**INSTRUCTIONS TO FOLLOW:** Every line below is to be copied exactly, with the pictures left out.

-- begin DATA SECTION --

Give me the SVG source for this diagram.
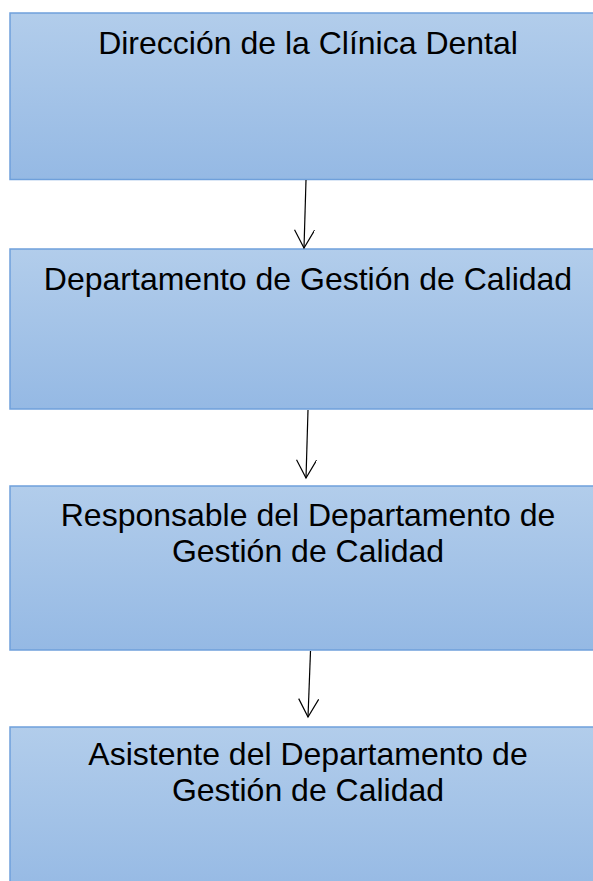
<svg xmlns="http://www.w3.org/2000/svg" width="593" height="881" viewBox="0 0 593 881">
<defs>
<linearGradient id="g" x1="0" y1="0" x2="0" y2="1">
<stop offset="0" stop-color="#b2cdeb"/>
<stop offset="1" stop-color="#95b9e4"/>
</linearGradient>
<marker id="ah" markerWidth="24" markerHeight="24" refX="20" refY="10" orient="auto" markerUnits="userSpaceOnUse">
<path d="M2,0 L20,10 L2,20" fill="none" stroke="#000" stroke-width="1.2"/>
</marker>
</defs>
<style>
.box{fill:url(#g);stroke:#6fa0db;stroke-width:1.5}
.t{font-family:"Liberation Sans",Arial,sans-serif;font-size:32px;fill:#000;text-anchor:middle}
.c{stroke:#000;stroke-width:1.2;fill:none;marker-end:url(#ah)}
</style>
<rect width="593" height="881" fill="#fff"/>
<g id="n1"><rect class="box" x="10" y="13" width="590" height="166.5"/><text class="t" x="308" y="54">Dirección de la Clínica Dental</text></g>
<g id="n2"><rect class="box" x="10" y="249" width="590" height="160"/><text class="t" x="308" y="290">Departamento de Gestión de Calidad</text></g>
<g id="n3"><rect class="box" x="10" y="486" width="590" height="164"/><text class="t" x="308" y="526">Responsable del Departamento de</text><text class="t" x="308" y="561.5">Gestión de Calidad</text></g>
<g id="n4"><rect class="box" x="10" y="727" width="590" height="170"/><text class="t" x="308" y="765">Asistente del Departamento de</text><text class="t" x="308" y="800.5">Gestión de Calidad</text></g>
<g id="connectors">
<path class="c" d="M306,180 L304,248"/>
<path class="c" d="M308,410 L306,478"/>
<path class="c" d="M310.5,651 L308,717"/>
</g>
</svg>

-- end DATA SECTION --

**TASK ANSWER:**
Give me the SVG source for this diagram.
<svg xmlns="http://www.w3.org/2000/svg" width="593" height="881" viewBox="0 0 593 881">
<defs>
<linearGradient id="g" x1="0" y1="0" x2="0" y2="1">
<stop offset="0" stop-color="#b2cdeb"/>
<stop offset="1" stop-color="#95b9e4"/>
</linearGradient>
<marker id="ah" markerWidth="24" markerHeight="24" refX="20" refY="10" orient="auto" markerUnits="userSpaceOnUse">
<path d="M2,0 L20,10 L2,20" fill="none" stroke="#000" stroke-width="1.2"/>
</marker>
</defs>
<style>
.box{fill:url(#g);stroke:#6fa0db;stroke-width:1.5}
.t{font-family:"Liberation Sans",Arial,sans-serif;font-size:32px;fill:#000;text-anchor:middle}
.c{stroke:#000;stroke-width:1.2;fill:none;marker-end:url(#ah)}
</style>
<rect width="593" height="881" fill="#fff"/>
<g id="n1"><rect class="box" x="10" y="13" width="590" height="166.5"/><text class="t" x="308" y="54">Dirección de la Clínica Dental</text></g>
<g id="n2"><rect class="box" x="10" y="249" width="590" height="160"/><text class="t" x="308" y="290">Departamento de Gestión de Calidad</text></g>
<g id="n3"><rect class="box" x="10" y="486" width="590" height="164"/><text class="t" x="308" y="526">Responsable del Departamento de</text><text class="t" x="308" y="561.5">Gestión de Calidad</text></g>
<g id="n4"><rect class="box" x="10" y="727" width="590" height="170"/><text class="t" x="308" y="765">Asistente del Departamento de</text><text class="t" x="308" y="800.5">Gestión de Calidad</text></g>
<g id="connectors">
<path class="c" d="M306,180 L304,248"/>
<path class="c" d="M308,410 L306,478"/>
<path class="c" d="M310.5,651 L308,717"/>
</g>
</svg>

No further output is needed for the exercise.